Platelet Rich Plasma (PRP treatment)

PRP is an exciting non-surgical therapeutic option for male and female patients who require stimulation of hair growth for hair loss conditions.

What are PRP treatments for hair growth and how do they work?

PRP or platelet-rich plasma for hair regrowth is an autologous, non-surgical in-office or clinic treatment (obtained from the patient's blood) that can be performed in about 30 minutes.

Special sterile techniques and equipment are used to separate and concentrate platelets and plasma from a small sample of peripheral blood. PRP contains growth factors and cytokines that stimulate and improve hair follicle function. Small injections of PRP deliver the strong growth factors from platelets into the skin of weak follicles. 

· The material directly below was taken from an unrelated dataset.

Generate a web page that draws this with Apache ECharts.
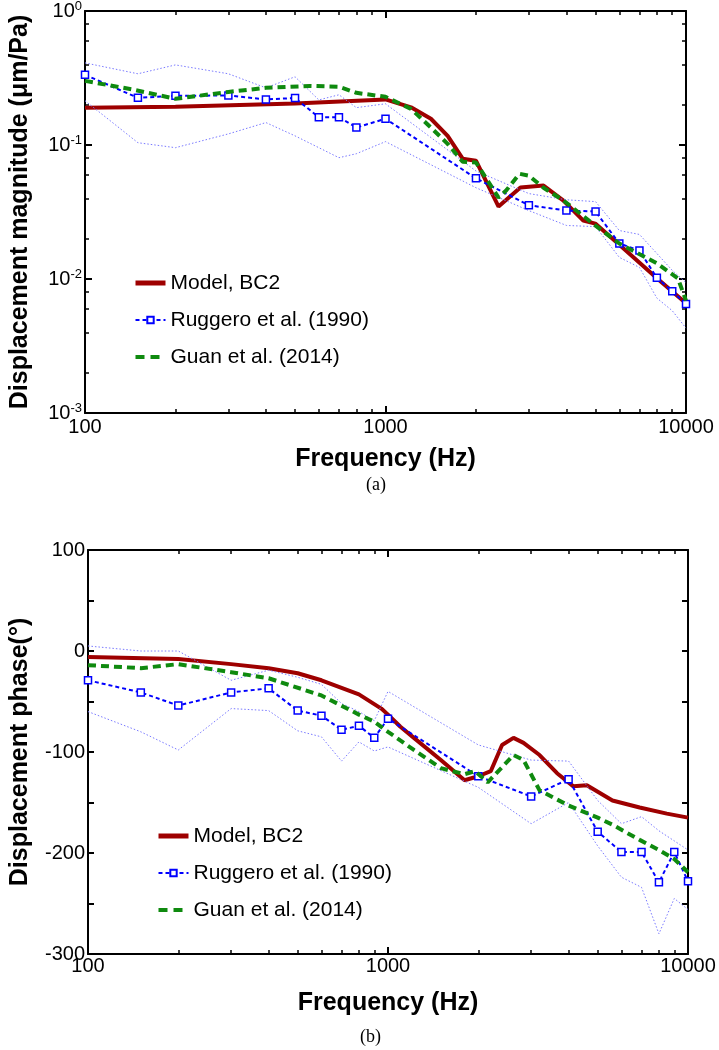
<!DOCTYPE html>
<html>
<head>
<meta charset="utf-8">
<script src="https://cdn.jsdelivr.net/npm/echarts@6/dist/echarts.min.js"></script>
<style>
html,body{margin:0;padding:0;background:#fff;}
#chart{width:719px;height:1050px;}
</style>
</head>
<body>
<div id="chart"></div>
<script>
// ---------- tick values ----------
const freqTicks = [100, 1000, 10000];
const freqMinorTicks = [200, 300, 400, 500, 600, 700, 800, 900, 2000, 3000, 4000, 5000, 6000, 7000, 8000, 9000];
const magTicks = [0.001, 0.01, 0.1, 1];
const magMinorTicks = [0.002, 0.004, 0.006, 0.008, 0.02, 0.04, 0.06, 0.08, 0.2, 0.4, 0.6, 0.8];
const phaseLabels = [-300, -200, -100, 0, 100];

// ---------- (a) magnitude ----------
const magModelFreq = [100, 200, 500, 1000, 1216, 1416, 1610, 1806, 2000, 2378, 2812, 3356, 3910, 4553, 4990, 6040, 8020, 10000];
const magModel = [0.190, 0.193, 0.204, 0.219, 0.191, 0.157, 0.117, 0.079, 0.0764, 0.0347, 0.0481, 0.0498, 0.0385, 0.0273, 0.0259, 0.0178, 0.0101, 0.0066];

const magRugFreq = [100, 150, 200, 300, 400, 500, 600, 700, 800, 1000, 2000, 3000, 4000, 5000, 6000, 7000, 8000, 9000, 10000];
const magRug = [0.334, 0.225, 0.233, 0.234, 0.219, 0.224, 0.161, 0.161, 0.135, 0.157, 0.0564, 0.0355, 0.0324, 0.0319, 0.0184, 0.0163, 0.0102, 0.0081, 0.0065];
const magRugUpper = [0.41, 0.34, 0.396, 0.34, 0.267, 0.323, 0.217, 0.237, 0.19, 0.203, 0.064, 0.0434, 0.039, 0.0378, 0.023, 0.0215, 0.0155, 0.0116, 0.0094];
const magRugLower = [0.214, 0.104, 0.0955, 0.121, 0.147, 0.117, 0.0955, 0.0804, 0.0861, 0.106, 0.048, 0.0324, 0.0251, 0.0246, 0.0145, 0.0122, 0.0072, 0.0058, 0.0043];

const magGuanFreq = [100, 146, 200, 300, 400, 560, 700, 800, 1000, 1216, 1416, 1610, 1806, 2000, 2378, 2520, 2790, 3000, 3356, 3910, 5000, 6000, 8000, 9400, 10000];
const magGuan = [0.301, 0.258, 0.221, 0.249, 0.267, 0.276, 0.272, 0.245, 0.229, 0.186, 0.135, 0.102, 0.075, 0.074, 0.0405, 0.0457, 0.061, 0.059, 0.048, 0.0385, 0.025, 0.0184, 0.0131, 0.0101, 0.0069];

// ---------- (b) phase ----------
const phModelFreq = [100, 200, 300, 400, 500, 600, 800, 950, 1000, 1100, 1220, 1500, 1800, 2000, 2200, 2400, 2620, 2830, 3200, 3660, 4150, 4600, 5600, 6900, 8500, 10000];
const phModel = [-6, -8, -13, -17, -22, -29, -43, -57, -63, -75, -86, -108, -128, -124, -119, -93, -86, -91, -103, -121, -134, -133, -148, -155, -161, -165];

const phRugFreq = [100, 150, 200, 300, 400, 500, 600, 700, 800, 900, 1000, 2000, 3000, 4000, 5000, 6000, 7000, 8000, 9000, 10000];
const phRug = [-29, -41, -54, -41, -37, -59, -64, -78, -74, -86, -67, -124, -144, -127, -179, -199, -199, -229, -199, -228];
const phRugUpper = [5, 0, 0, -29, -19, -26, -33, -52, -60, -69, -40, -93, -108, -109, -148, -171, -164, -178, -188, -197];
const phRugLower = [-60, -80, -98, -57, -59, -79, -85, -109, -90, -99, -95, -135, -171, -150, -193, -224, -234, -280, -245, -256];

const phGuanFreq = [100, 150, 200, 300, 400, 600, 800, 900, 1000, 1220, 1500, 1800, 1950, 2150, 2400, 2620, 2830, 3200, 4000, 5000, 5600, 6900, 8000, 9000, 10000];
const phGuan = [-14, -17, -13, -21, -27, -44, -63, -70, -80, -98, -116, -122, -119, -130, -115, -103, -108, -138, -153, -165, -172, -187, -197, -206, -219];

const names = ['Model, BC2', 'Ruggero et al. (1990)', 'Guan et al. (2014)'];

// ---------- helpers ----------
const FONT = '"Liberation Sans", Arial, sans-serif';
const zip = (xs, ys) => xs.map((x, i) => [x, ys[i]]);
const black = '#000';

function xAxes(grid, labelMargin, nameGap) {
  const base = {
    type: 'log', logBase: 10, min: 100, max: 10000, gridIndex: grid,
    splitLine: { show: false },
    axisLine: { show: false, onZero: false, lineStyle: { color: black, width: 2 } },
    axisLabel: { show: false },
    axisTick: { show: true, inside: true, length: 4, lineStyle: { color: black, width: 1.5 } }
  };
  const major = (pos, withLabels) => Object.assign({}, base, {
    position: pos,
    axisLine: { show: true, onZero: false, lineStyle: { color: black, width: 2 } },
    axisTick: { show: true, inside: true, length: 7, customValues: freqTicks, lineStyle: { color: black, width: 2 } },
    axisLabel: withLabels ? { show: true, customValues: freqTicks, fontSize: 20, color: black, fontFamily: FONT, margin: labelMargin,
      formatter: v => String(Math.round(v)) } : { show: false },
    name: withLabels ? 'Frequency (Hz)' : '',
    nameLocation: 'middle', nameGap: nameGap,
    nameTextStyle: { fontSize: 25, fontWeight: 'bold', color: black, fontFamily: FONT }
  });
  const minor = (pos) => Object.assign({}, base, {
    position: pos,
    axisTick: { show: true, inside: true, length: 4, customValues: freqMinorTicks, lineStyle: { color: black, width: 1.5 } }
  });
  return [major('bottom', true), minor('bottom'), major('top', false), minor('top')];
}

function magYAxes() {
  const base = {
    type: 'log', logBase: 10, min: 0.001, max: 1, gridIndex: 0,
    splitLine: { show: false },
    axisLine: { show: false, onZero: false },
    axisLabel: { show: false }
  };
  const major = (pos, withLabels) => Object.assign({}, base, {
    position: pos,
    axisLine: { show: true, onZero: false, lineStyle: { color: black, width: 2 } },
    axisTick: { show: true, inside: true, length: 7, customValues: magTicks, lineStyle: { color: black, width: 2 } },
    axisLabel: withLabels ? {
      show: true, customValues: magTicks, margin: 3,
      formatter: v => '{b|10}{s|' + Math.round(Math.log10(v)) + '}',
      rich: {
        b: { fontSize: 20, fontFamily: FONT, color: black, lineHeight: 22 },
        s: { fontSize: 13, fontFamily: FONT, color: black, lineHeight: 13, verticalAlign: 'top' }
      }
    } : { show: false },
    name: withLabels ? 'Displacement magnitude (\u03bcm/Pa)' : '',
    nameLocation: 'middle', nameGap: 52, nameRotate: 90,
    nameTextStyle: { fontSize: 25, fontWeight: 'bold', color: black, fontFamily: FONT }
  });
  const minor = (pos) => Object.assign({}, base, {
    position: pos,
    axisTick: { show: true, inside: true, length: 4, customValues: magMinorTicks, lineStyle: { color: black, width: 1.5 } }
  });
  return [major('left', true), minor('left'), major('right', false), minor('right')];
}

function phaseYAxes() {
  const mk = (pos, withLabels) => ({
    type: 'value', min: -300, max: 100, interval: 50, gridIndex: 1, position: pos,
    splitLine: { show: false },
    axisLine: { show: true, onZero: false, lineStyle: { color: black, width: 2 } },
    axisTick: { show: true, inside: true, length: 6, lineStyle: { color: black, width: 2 } },
    axisLabel: withLabels ? { show: true, customValues: phaseLabels, fontSize: 20, color: black, fontFamily: FONT, margin: 3 } : { show: false },
    name: withLabels ? 'Displacement phase(\u00b0)' : '',
    nameLocation: 'middle', nameGap: 55, nameRotate: 90,
    nameTextStyle: { fontSize: 25, fontWeight: 'bold', color: black, fontFamily: FONT }
  });
  return [mk('left', true), mk('right', false)];
}

const RED = '#9e0000', BLUE = '#0000ff', LBLUE = '#7a7aff', GREEN = '#0f8a0f';

function panelSeries(xi, yi, mF, m, rF, r, ru, rl, gF, g) {
  return [
    { name: names[0], type: 'line', xAxisIndex: xi, yAxisIndex: yi, data: zip(mF, m), symbol: 'none',
      lineStyle: { color: RED, width: 4 }, itemStyle: { color: RED }, z: 2 },
    { name: 'upper', type: 'line', xAxisIndex: xi, yAxisIndex: yi, data: zip(rF, ru), symbol: 'none',
      lineStyle: { color: LBLUE, width: 1, type: [1.5, 2] }, z: 3 },
    { name: 'lower', type: 'line', xAxisIndex: xi, yAxisIndex: yi, data: zip(rF, rl), symbol: 'none',
      lineStyle: { color: LBLUE, width: 1, type: [1.5, 2] }, z: 3 },
    { name: names[1], type: 'line', xAxisIndex: xi, yAxisIndex: yi, data: zip(rF, r), symbol: 'rect', symbolSize: 7,
      lineStyle: { color: BLUE, width: 2, type: [4, 3] },
      itemStyle: { color: '#ffffff', borderColor: BLUE, borderWidth: 1.5 }, z: 4 },
    { name: names[2], type: 'line', xAxisIndex: xi, yAxisIndex: yi, data: zip(gF, g), symbol: 'none',
      lineStyle: { color: GREEN, width: 4, type: [8, 5] }, itemStyle: { color: GREEN }, z: 5 }
  ];
}

const hidden = { color: 'rgba(0,0,0,0)', borderColor: 'rgba(0,0,0,0)', borderWidth: 0 };
const legendCommon = {
  orient: 'vertical', itemWidth: 30, itemHeight: 8, itemGap: 15, padding: 0,
  data: [
    { name: names[0], itemStyle: hidden, lineStyle: { color: RED, width: 5, type: 'solid' } },
    { name: names[1], lineStyle: { color: BLUE, width: 2, type: [4, 3] } },
    { name: names[2], itemStyle: hidden, lineStyle: { color: GREEN, width: 4, type: [9, 6] } }
  ],
  selectedMode: false,
  textStyle: { fontSize: 21, color: black, fontFamily: FONT, lineHeight: 22 }
};

const chart = echarts.init(document.getElementById('chart'), null, { renderer: 'canvas' });
chart.setOption({
  animation: false,
  backgroundColor: '#fff',
  grid: [
    { left: 84, right: 33, top: 10, height: 403 },
    { left: 86, right: 31, top: 550, height: 404 }
  ],
  xAxis: xAxes(0, 4, 34).concat(xAxes(1, 2, 37)),
  yAxis: magYAxes().concat(phaseYAxes()),
  legend: [
    Object.assign({}, legendCommon, { left: 133, top: 272 }),
    Object.assign({}, legendCommon, { left: 156, top: 825 })
  ],
  graphic: [
    { type: 'text', left: 366, top: 476, style: { text: '(a)', font: '18px "Liberation Serif", "Times New Roman", serif', fill: black } },
    { type: 'text', left: 360, top: 1028, style: { text: '(b)', font: '18px "Liberation Serif", "Times New Roman", serif', fill: black } }
  ],
  series: panelSeries(0, 0, magModelFreq, magModel, magRugFreq, magRug, magRugUpper, magRugLower, magGuanFreq, magGuan)
    .concat(panelSeries(4, 4, phModelFreq, phModel, phRugFreq, phRug, phRugUpper, phRugLower, phGuanFreq, phGuan))
});
</script>
</body>
</html>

Who is the ideal candidate for PRP treatment for hair loss?

In PRP treatments, there are two types of patients with hair loss: chronic hair loss (male and female pattern baldness) and acute hair loss (e.g. alopecia). Patients with areas of "low-grade" hair growth on the scalp where functioning hair follicles can still be seen are the patients who seem to have the most success with hair regrowth treatments. Those with "shiny" bald patches and long-standing baldness are NOT the best candidates. 

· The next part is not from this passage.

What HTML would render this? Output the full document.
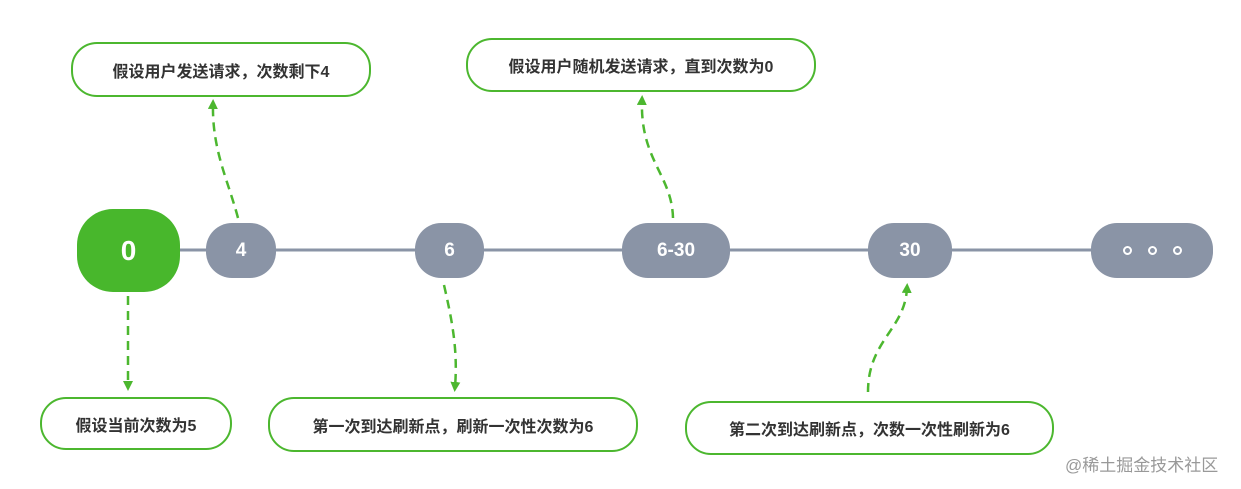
<!DOCTYPE html>
<html><head><meta charset="utf-8"><style>
body{margin:0;width:1241px;height:489px;background:#fff;position:relative;overflow:hidden;font-family:"Liberation Sans","Noto Sans CJK SC",sans-serif;}
.n{position:absolute;background:#8a94a6;color:#fff;font-weight:bold;font-size:19px;display:flex;align-items:center;justify-content:center;border-radius:26px;top:223px;height:55px;}
.b{position:absolute;border:2.5px solid #4cb72f;border-radius:26px;box-sizing:border-box;background:#fff;color:#333;font-weight:bold;font-size:16px;display:flex;align-items:center;justify-content:center;}
.d{display:inline-block;width:5px;height:5px;border:2px solid #fff;border-radius:50%;margin:0 8px;}
</style></head><body>
<svg width="1241" height="489" style="position:absolute;left:0;top:0">
<defs><marker id="a" markerWidth="10" markerHeight="10" refX="5" refY="5" orient="auto" markerUnits="userSpaceOnUse"><path d="M0,0 L10,5 L0,10 z" fill="#4cb72f"/></marker></defs>
<line x1="180" y1="250" x2="1092" y2="250" stroke="#8a94a6" stroke-width="3"/>
<g stroke="#4cb72f" stroke-width="2.5" fill="none" stroke-dasharray="9,6" marker-end="url(#a)">
<path d="M238,218 C228,180 212,150 213,104"/>
<path d="M673,218 C672,175 640,160 642,100"/>
<path d="M128,296 L128,386"/>
<path d="M444,285 C452,320 458,350 455,387"/>
<path d="M868,392 C868,340 905,330 907,288"/>
</g>
</svg>
<div class="n" style="left:77px;top:209px;width:103px;height:83px;border-radius:36px;background:#48b72c;font-size:28px">0</div>
<div class="n" style="left:206px;width:70px">4</div>
<div class="n" style="left:415px;width:69px">6</div>
<div class="n" style="left:622px;width:108px">6-30</div>
<div class="n" style="left:868px;width:84px">30</div>
<div class="n" style="left:1091px;width:122px"><span class="d"></span><span class="d"></span><span class="d"></span></div>
<div class="b" style="left:71px;top:42px;width:300px;height:55px">假设用户发送请求，次数剩下4</div>
<div class="b" style="left:466px;top:38px;width:350px;height:54px">假设用户随机发送请求，直到次数为0</div>
<div class="b" style="left:40px;top:397px;width:192px;height:53px">假设当前次数为5</div>
<div class="b" style="left:268px;top:397px;width:370px;height:55px">第一次到达刷新点，刷新一次性次数为6</div>
<div class="b" style="left:685px;top:401px;width:369px;height:54px">第二次到达刷新点，次数一次性刷新为6</div>
<div style="position:absolute;left:1065px;top:451px;color:#999;font-size:17px">@稀土掘金技术社区</div>
</body></html>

When can you expect PRP results and how long will they last?

It can take up to six to twelve months for PRP results to be "visually" evaluated in the mirror, although most clients will notice results after three months.

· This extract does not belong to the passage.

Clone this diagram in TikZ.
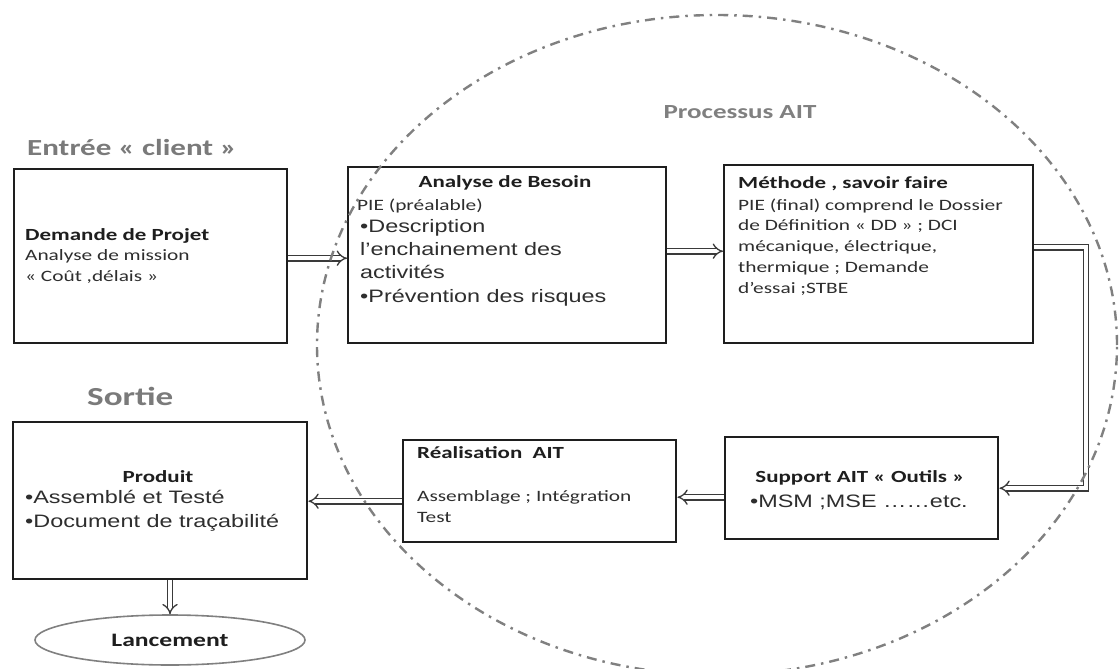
\documentclass[tikz,border=0pt]{standalone}
\usepackage{fontspec}
\setmainfont{Carlito}[FakeStretch=1.35]
\newfontfamily\arialf{Liberation Sans}[FakeStretch=1.3]
\usetikzlibrary{arrows.meta,shapes.geometric}
\definecolor{ink}{HTML}{1E1E1E}
\definecolor{body}{HTML}{2E2E2E}
\definecolor{label}{HTML}{7A7A7A}
\definecolor{ring}{HTML}{808080}
\definecolor{flowc}{HTML}{3A3A3A}
\begin{document}
\begin{tikzpicture}[x=1pt,y=-1pt,
  box/.style={draw=ink, line width=2.4pt, anchor=north west, inner sep=0pt},
  flow/.style={draw=flowc, line width=1.3pt, double=white, double distance=4pt, line join=miter, -{Implies}},
  title/.style={font=\bfseries\fontsize{17}{20.5}\selectfont, text=ink, inner sep=0pt},
  bodytxt/.style={font=\fontsize{15.8}{20.7}\selectfont, text=body, inner sep=0pt, anchor=base west, align=left},
  bullets/.style={font=\arialf\fontsize{18}{23.3}\selectfont, text=body, inner sep=0pt, anchor=base west, align=left},
  tag/.style={font=\bfseries, text=label, inner sep=0pt},
  ringline/.style={draw=ring, line width=2.4pt, dash pattern=on 10pt off 6pt on 2.5pt off 6pt}
]
\useasboundingbox (0,0) rectangle (1119,669);
\fill[white] (0,0) rectangle (1119,669);

% section labels
\node[tag, anchor=base west, font=\bfseries\fontsize{23}{26}\selectfont] (entree) at (27,155) {Entrée « client »};
\node[tag, anchor=base west, font=\bfseries\fontsize{26}{30}\selectfont] (sortie) at (87,405) {Sortie};
\node[tag, anchor=base, text=ring, font=\bfseries\fontsize{20}{24}\selectfont] (processus) at (740,118) {Processus AIT};

% process boxes
\node[box, minimum width=273pt, minimum height=174pt] (demande) at (13,168) {};
\node[box, minimum width=318pt, minimum height=176pt] (besoin) at (347,166) {};
\node[box, minimum width=309pt, minimum height=178pt] (methode) at (723,164) {};
\node[box, minimum width=273pt, minimum height=102pt] (support) at (724,436) {};
\node[box, minimum width=273pt, minimum height=102pt] (realis) at (402,439) {};
\node[box, minimum width=294pt, minimum height=157pt] (produit) at (12,421) {};
\node[draw=ring, line width=1.6pt, ellipse, minimum width=270pt, minimum height=50pt, inner sep=0pt,
      font=\bfseries\fontsize{19}{22}\selectfont, text=ink] (lancement) at (170,640) {Lancement};

% box contents (multi-line blocks are placed by the baseline of their last line)
\node[title, anchor=base west] (t1) at (25,240) {Demande de Projet};
\node[bodytxt] (b1) at (25,281) {Analyse de mission\\« Coût ,délais »};

\node[title, anchor=base] (t2) at (505,187) {Analyse de Besoin};
\node[bodytxt] (b2) at (357,210) {PIE (préalable)};
\node[bullets] (l2) at (360,302) {•Description\\l’enchainement des\\activités\\•Prévention des risques};

\node[title, anchor=base west] (t3) at (738,188) {Méthode , savoir faire};
\node[bodytxt] (b3) at (738,293) {PIE (final) comprend le Dossier\\de Définition « DD » ; DCI\\mécanique, électrique,\\thermique ; Demande\\d’essai ;STBE};

\node[title, anchor=base] (t4) at (860,482) {Support AIT « Outils »};
\node[bullets] (l4) at (750,507) {•MSM ;MSE ……etc.};

\node[title, anchor=base west] (t5) at (417,458) {Réalisation\ \ AIT};
\node[bodytxt] (b5) at (417,522) {Assemblage ; Intégration\\Test};

\node[title, anchor=base] (t6) at (158,482) {Produit};
\node[bullets] (l6) at (25,527) {•Assemblé et Testé\\•Document de traçabilité};

% flow connectors
\coordinate (bend) at (1086,0);
\draw[flow] ([yshift=-2pt]demande.east) -- ([yshift=-2pt]demande.east -| besoin.west);
\draw[flow] ([yshift=4pt]besoin.east) -- ([yshift=4pt]besoin.east -| methode.west);
\draw[flow] ([yshift=7pt]methode.east) -| (bend |- support.east) -- (support.east);
\draw[flow] ([yshift=-9pt]support.west) -- ([yshift=-9pt]support.west -| realis.east);
\draw[flow] ([yshift=-10pt]realis.west) -- ([yshift=-10pt]realis.west -| produit.east);
\draw[flow] (lancement.north |- produit.south) -- (lancement.north);

% AIT process boundary
\draw[ringline] (717,345) ellipse [x radius=400pt, y radius=330pt];
\end{tikzpicture}
\end{document}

After the treatment period, the average patient with hereditary hair loss can expect to need a PRP treatment every 6 to 12 months to maintain their results. 

What are the risks and benefits of PRP treatment?

PRP is a non-surgical, comfortable in-clinic procedure that takes about 30 minutes from start to finish. Most of the time is spent in the preparation phase. Patients usually notice a short period of inflammation where their scalp remains slightly pink and they feel pressure or swelling for a few hours. Improvements in hair growth can generally be measured in about three months, but it may take six to twelve months before the difference is visually 'seen' in the mirror. 

The main risk of PRP is that your doctor may use careless or outdated preparation and application equipment or techniques that result in poor or less than optimal outcomes. Patients with certain blood disorders or taking certain medications are not candidates for PRP treatments. PRP is immunologically neutral and carries a low risk of allergies, hypersensitivity or reactions to foreign bodies.

Is there a recovery period or downtime after PRP treatment?

There is no activity restriction after PRP treatment. Patients can usually shower/shampoo/maintain their hair and resume their normal sports and daily activities only a few hours after the treatment.

Are there contraindications or other factors that would make someone ineligible for PRP?

Patients should be informed by their hair restorer about the results they can expect from PRP in different areas of the scalp.

Different parts of the scalp may respond differently to PRP depending on the number of weak hair follicles in each area. In general, places where severe follicle depletion has occurred should not be treated as the likelihood of results is very low.

The vast majority of healthy people can easily undergo PRP treatments. Certain conditions such as blood and platelet disorders, chronic liver disease, the presence of active severe infection, cardiovascular or haemodynamic instability and/or the presence of anticoagulants would make PRP contraindicated.

Recent steroid and smoking treatments are relative contraindications and should be discussed with your doctor.